Information supplied:

------------------------------------------------

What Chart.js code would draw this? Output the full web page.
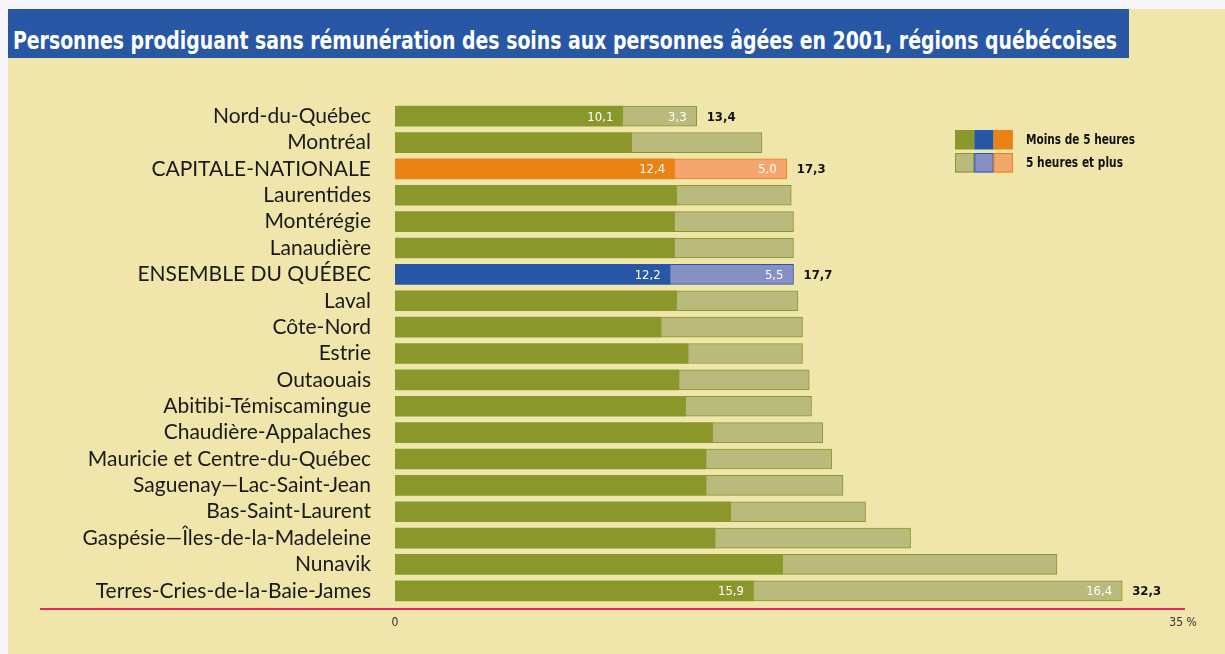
<!DOCTYPE html>
<html>
<head>
<meta charset="utf-8">
<script src="https://cdn.jsdelivr.net/npm/chart.js@4.4.1/dist/chart.umd.min.js"></script>
<style>
  html, body { margin: 0; padding: 0; background: #f5f5fa; width: 1225px; height: 654px; overflow: hidden; }
  #panel { position: absolute; left: 8px; top: 9px; width: 1217px; height: 645px; background: #f0e5ab; }
  #titlebar { position: absolute; left: 8px; top: 9px; width: 1121px; height: 49px; background: #2858a5; z-index: 2; overflow: hidden; }
  #titletext { position: absolute; left: 5px; top: 18px; white-space: nowrap; color: #ffffff;
    font-family: 'Liberation Sans Narrow', 'DejaVu Sans Condensed', 'Roboto', sans-serif; font-weight: bold; font-size: 25px; line-height: 28px; transform-origin: 0 0; }
  #wrap { position: absolute; left: 0; top: 0; width: 1225px; height: 654px; z-index: 1; }
</style>
</head>
<body>
<div id="panel"></div>
<div id="titlebar"><span id="titletext">Personnes prodiguant sans rémunération des soins aux personnes âgées en 2001, régions québécoises</span></div>
<div id="wrap"><canvas id="c" width="1225" height="654"></canvas></div>
<script>
const categories = [
  'Nord-du-Québec', 'Montréal', 'CAPITALE-NATIONALE', 'Laurentides', 'Montérégie', 'Lanaudière',
  'ENSEMBLE DU QUÉBEC', 'Laval', 'Côte-Nord', 'Estrie', 'Outaouais', 'Abitibi-Témiscamingue',
  'Chaudière-Appalaches', 'Mauricie et Centre-du-Québec', 'Saguenay—Lac-Saint-Jean', 'Bas-Saint-Laurent',
  'Gaspésie—Îles-de-la-Madeleine', 'Nunavik', 'Terres-Cries-de-la-Baie-James'
];
const moinsDe5 = [10.1, 10.5, 12.4, 12.5, 12.4, 12.4, 12.2, 12.5, 11.8, 13.0, 12.6, 12.9, 14.1, 13.8, 13.8, 14.9, 14.2, 17.2, 15.9];
const cinqEtPlus = [3.3, 5.8, 5.0, 5.1, 5.3, 5.3, 5.5, 5.4, 6.3, 5.1, 5.8, 5.6, 4.9, 5.6, 6.1, 6.0, 8.7, 12.2, 16.4];
const totals = ['13,4', null, '17,3', null, null, null, '17,7', null, null, null, null, null, null, null, null, null, null, null, '32,3'];
const shownSegments = [0, 2, 6, 18];
const xTicks = [0, 35];
const xTickLabels = ['0', '35 %'];
const seriesNames = ['Moins de 5 heures', '5 heures et plus'];

// fit title width
(function(){
  const t = document.getElementById('titletext');
  const w = t.getBoundingClientRect().width;
  t.style.transform = 'scaleX(' + (1104 / w) + ')';
})();

const darkGreen = '#8a982b', lightGreen = '#b9ba7c';
const darkOrange = '#ea8314', lightOrange = '#f4a66e';
const darkBlue = '#2858a5', lightBlue = '#8790c4';
function darkColor(i) { return i === 2 ? darkOrange : (i === 6 ? darkBlue : darkGreen); }
function lightColor(i) { return i === 2 ? lightOrange : (i === 6 ? lightBlue : lightGreen); }

const narrow = "'Liberation Sans Narrow', 'DejaVu Sans Condensed', 'Roboto', sans-serif";

function fitText(ctx, text, x, y, width) {
  const w = ctx.measureText(text).width;
  ctx.save();
  ctx.translate(x, y);
  ctx.scale(width / w, 1);
  ctx.fillText(text, 0, 0);
  ctx.restore();
}

const overlay = {
  id: 'overlay',
  afterDatasetsDraw(chart) {
    const ctx = chart.ctx;
    const ca = chart.chartArea;
    const m0 = chart.getDatasetMeta(0).data;
    const m1 = chart.getDatasetMeta(1).data;
    ctx.save();
    // value labels
    ctx.textBaseline = 'middle';
    shownSegments.forEach(i => {
      const b0 = m0[i], b1 = m1[i];
      ctx.font = '13px ' + narrow;
      ctx.fillStyle = '#ffffff';
      ctx.textAlign = 'right';
      ctx.fillText(moinsDe5[i].toFixed(1).replace('.', ','), b0.x - 9, b0.y + 1);
      ctx.fillText(cinqEtPlus[i].toFixed(1).replace('.', ','), b1.x - 10, b1.y + 1);
      if (totals[i]) {
        ctx.font = 'bold 13px ' + narrow;
        ctx.fillStyle = '#111111';
        ctx.textAlign = 'left';
        ctx.fillText(totals[i], b1.x + 10, b1.y + 1);
      }
    });
    // axis line
    ctx.strokeStyle = '#e5285e';
    ctx.lineWidth = 2;
    ctx.beginPath();
    ctx.moveTo(40, ca.bottom + 5);
    ctx.lineTo(ca.right + 2, ca.bottom + 5);
    ctx.stroke();
    // legend
    const lx = 955, ly = 130, sw = 19.3, sh = 19.5;
    const rows = [[darkGreen, darkBlue, darkOrange], [lightGreen, lightBlue, lightOrange]];
    const borders = [darkGreen, darkBlue, darkOrange];
    const textWidths = [109, 97];
    rows.forEach((cols, r) => {
      const y = ly + r * 23;
      cols.forEach((c, k) => {
        ctx.fillStyle = c;
        ctx.fillRect(lx + k * sw, y, sw, sh);
        if (r === 1) {
          ctx.strokeStyle = borders[k];
          ctx.lineWidth = 1;
          ctx.strokeRect(lx + k * sw + 0.5, y + 0.5, sw - 1, sh - 1);
        }
      });
      ctx.fillStyle = '#111111';
      ctx.font = 'bold 14px ' + narrow;
      ctx.textAlign = 'left';
      ctx.textBaseline = 'middle';
      fitText(ctx, seriesNames[r], 1026, y + sh / 2 + 0.5, textWidths[r]);
    });
    ctx.restore();
  }
};

new Chart(document.getElementById('c'), {
  type: 'bar',
  data: {
    labels: categories,
    datasets: [
      {
        label: seriesNames[0],
        data: moinsDe5,
        backgroundColor: categories.map((_, i) => darkColor(i)),
        borderWidth: 0,
        barThickness: 20
      },
      {
        label: seriesNames[1],
        data: cinqEtPlus,
        backgroundColor: categories.map((_, i) => lightColor(i)),
        borderColor: categories.map((_, i) => darkColor(i)),
        borderWidth: 1,
        borderSkipped: false,
        barThickness: 20
      }
    ]
  },
  options: {
    indexAxis: 'y',
    responsive: false,
    animation: false,
    devicePixelRatio: 1,
    layout: { padding: { top: 103, right: 42, left: 0, bottom: 0 } },
    plugins: { legend: { display: false }, tooltip: { enabled: false }, title: { display: false } },
    scales: {
      x: {
        stacked: true,
        min: 0, max: 35,
        grid: { display: false, drawTicks: false },
        border: { display: false },
        afterBuildTicks(scale) { scale.ticks = xTicks.map(v => ({ value: v })); },
        afterFit(scale) { scale.height = 50; },
        ticks: {
          autoSkip: false,
          maxRotation: 0,
          padding: 12,
          color: '#333333',
          font: { family: narrow, size: 12 },
          callback(v) { const k = xTicks.indexOf(v); return k >= 0 ? xTickLabels[k] : ''; }
        }
      },
      y: {
        stacked: true,
        grid: { display: false, drawTicks: false },
        border: { display: false },
        afterFit(scale) { scale.width = 395; },
        ticks: {
          autoSkip: false,
          padding: 24,
          color: '#1a1a1a',
          font: { family: "Lato, 'Open Sans', sans-serif", size: 21 }
        }
      }
    }
  },
  plugins: [overlay]
});
</script>
</body>
</html>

------------------------------------------------

Aim:
Copy out the listing exactly as it stands, but not the pictures.

The response:
What Chart.js code would draw this? Output the full web page.
<!DOCTYPE html>
<html>
<head>
<meta charset="utf-8">
<script src="https://cdn.jsdelivr.net/npm/chart.js@4.4.1/dist/chart.umd.min.js"></script>
<style>
  html, body { margin: 0; padding: 0; background: #f5f5fa; width: 1225px; height: 654px; overflow: hidden; }
  #panel { position: absolute; left: 8px; top: 9px; width: 1217px; height: 645px; background: #f0e5ab; }
  #titlebar { position: absolute; left: 8px; top: 9px; width: 1121px; height: 49px; background: #2858a5; z-index: 2; overflow: hidden; }
  #titletext { position: absolute; left: 5px; top: 18px; white-space: nowrap; color: #ffffff;
    font-family: 'Liberation Sans Narrow', 'DejaVu Sans Condensed', 'Roboto', sans-serif; font-weight: bold; font-size: 25px; line-height: 28px; transform-origin: 0 0; }
  #wrap { position: absolute; left: 0; top: 0; width: 1225px; height: 654px; z-index: 1; }
</style>
</head>
<body>
<div id="panel"></div>
<div id="titlebar"><span id="titletext">Personnes prodiguant sans rémunération des soins aux personnes âgées en 2001, régions québécoises</span></div>
<div id="wrap"><canvas id="c" width="1225" height="654"></canvas></div>
<script>
const categories = [
  'Nord-du-Québec', 'Montréal', 'CAPITALE-NATIONALE', 'Laurentides', 'Montérégie', 'Lanaudière',
  'ENSEMBLE DU QUÉBEC', 'Laval', 'Côte-Nord', 'Estrie', 'Outaouais', 'Abitibi-Témiscamingue',
  'Chaudière-Appalaches', 'Mauricie et Centre-du-Québec', 'Saguenay—Lac-Saint-Jean', 'Bas-Saint-Laurent',
  'Gaspésie—Îles-de-la-Madeleine', 'Nunavik', 'Terres-Cries-de-la-Baie-James'
];
const moinsDe5 = [10.1, 10.5, 12.4, 12.5, 12.4, 12.4, 12.2, 12.5, 11.8, 13.0, 12.6, 12.9, 14.1, 13.8, 13.8, 14.9, 14.2, 17.2, 15.9];
const cinqEtPlus = [3.3, 5.8, 5.0, 5.1, 5.3, 5.3, 5.5, 5.4, 6.3, 5.1, 5.8, 5.6, 4.9, 5.6, 6.1, 6.0, 8.7, 12.2, 16.4];
const totals = ['13,4', null, '17,3', null, null, null, '17,7', null, null, null, null, null, null, null, null, null, null, null, '32,3'];
const shownSegments = [0, 2, 6, 18];
const xTicks = [0, 35];
const xTickLabels = ['0', '35 %'];
const seriesNames = ['Moins de 5 heures', '5 heures et plus'];

// fit title width
(function(){
  const t = document.getElementById('titletext');
  const w = t.getBoundingClientRect().width;
  t.style.transform = 'scaleX(' + (1104 / w) + ')';
})();

const darkGreen = '#8a982b', lightGreen = '#b9ba7c';
const darkOrange = '#ea8314', lightOrange = '#f4a66e';
const darkBlue = '#2858a5', lightBlue = '#8790c4';
function darkColor(i) { return i === 2 ? darkOrange : (i === 6 ? darkBlue : darkGreen); }
function lightColor(i) { return i === 2 ? lightOrange : (i === 6 ? lightBlue : lightGreen); }

const narrow = "'Liberation Sans Narrow', 'DejaVu Sans Condensed', 'Roboto', sans-serif";

function fitText(ctx, text, x, y, width) {
  const w = ctx.measureText(text).width;
  ctx.save();
  ctx.translate(x, y);
  ctx.scale(width / w, 1);
  ctx.fillText(text, 0, 0);
  ctx.restore();
}

const overlay = {
  id: 'overlay',
  afterDatasetsDraw(chart) {
    const ctx = chart.ctx;
    const ca = chart.chartArea;
    const m0 = chart.getDatasetMeta(0).data;
    const m1 = chart.getDatasetMeta(1).data;
    ctx.save();
    // value labels
    ctx.textBaseline = 'middle';
    shownSegments.forEach(i => {
      const b0 = m0[i], b1 = m1[i];
      ctx.font = '13px ' + narrow;
      ctx.fillStyle = '#ffffff';
      ctx.textAlign = 'right';
      ctx.fillText(moinsDe5[i].toFixed(1).replace('.', ','), b0.x - 9, b0.y + 1);
      ctx.fillText(cinqEtPlus[i].toFixed(1).replace('.', ','), b1.x - 10, b1.y + 1);
      if (totals[i]) {
        ctx.font = 'bold 13px ' + narrow;
        ctx.fillStyle = '#111111';
        ctx.textAlign = 'left';
        ctx.fillText(totals[i], b1.x + 10, b1.y + 1);
      }
    });
    // axis line
    ctx.strokeStyle = '#e5285e';
    ctx.lineWidth = 2;
    ctx.beginPath();
    ctx.moveTo(40, ca.bottom + 5);
    ctx.lineTo(ca.right + 2, ca.bottom + 5);
    ctx.stroke();
    // legend
    const lx = 955, ly = 130, sw = 19.3, sh = 19.5;
    const rows = [[darkGreen, darkBlue, darkOrange], [lightGreen, lightBlue, lightOrange]];
    const borders = [darkGreen, darkBlue, darkOrange];
    const textWidths = [109, 97];
    rows.forEach((cols, r) => {
      const y = ly + r * 23;
      cols.forEach((c, k) => {
        ctx.fillStyle = c;
        ctx.fillRect(lx + k * sw, y, sw, sh);
        if (r === 1) {
          ctx.strokeStyle = borders[k];
          ctx.lineWidth = 1;
          ctx.strokeRect(lx + k * sw + 0.5, y + 0.5, sw - 1, sh - 1);
        }
      });
      ctx.fillStyle = '#111111';
      ctx.font = 'bold 14px ' + narrow;
      ctx.textAlign = 'left';
      ctx.textBaseline = 'middle';
      fitText(ctx, seriesNames[r], 1026, y + sh / 2 + 0.5, textWidths[r]);
    });
    ctx.restore();
  }
};

new Chart(document.getElementById('c'), {
  type: 'bar',
  data: {
    labels: categories,
    datasets: [
      {
        label: seriesNames[0],
        data: moinsDe5,
        backgroundColor: categories.map((_, i) => darkColor(i)),
        borderWidth: 0,
        barThickness: 20
      },
      {
        label: seriesNames[1],
        data: cinqEtPlus,
        backgroundColor: categories.map((_, i) => lightColor(i)),
        borderColor: categories.map((_, i) => darkColor(i)),
        borderWidth: 1,
        borderSkipped: false,
        barThickness: 20
      }
    ]
  },
  options: {
    indexAxis: 'y',
    responsive: false,
    animation: false,
    devicePixelRatio: 1,
    layout: { padding: { top: 103, right: 42, left: 0, bottom: 0 } },
    plugins: { legend: { display: false }, tooltip: { enabled: false }, title: { display: false } },
    scales: {
      x: {
        stacked: true,
        min: 0, max: 35,
        grid: { display: false, drawTicks: false },
        border: { display: false },
        afterBuildTicks(scale) { scale.ticks = xTicks.map(v => ({ value: v })); },
        afterFit(scale) { scale.height = 50; },
        ticks: {
          autoSkip: false,
          maxRotation: 0,
          padding: 12,
          color: '#333333',
          font: { family: narrow, size: 12 },
          callback(v) { const k = xTicks.indexOf(v); return k >= 0 ? xTickLabels[k] : ''; }
        }
      },
      y: {
        stacked: true,
        grid: { display: false, drawTicks: false },
        border: { display: false },
        afterFit(scale) { scale.width = 395; },
        ticks: {
          autoSkip: false,
          padding: 24,
          color: '#1a1a1a',
          font: { family: "Lato, 'Open Sans', sans-serif", size: 21 }
        }
      }
    }
  },
  plugins: [overlay]
});
</script>
</body>
</html>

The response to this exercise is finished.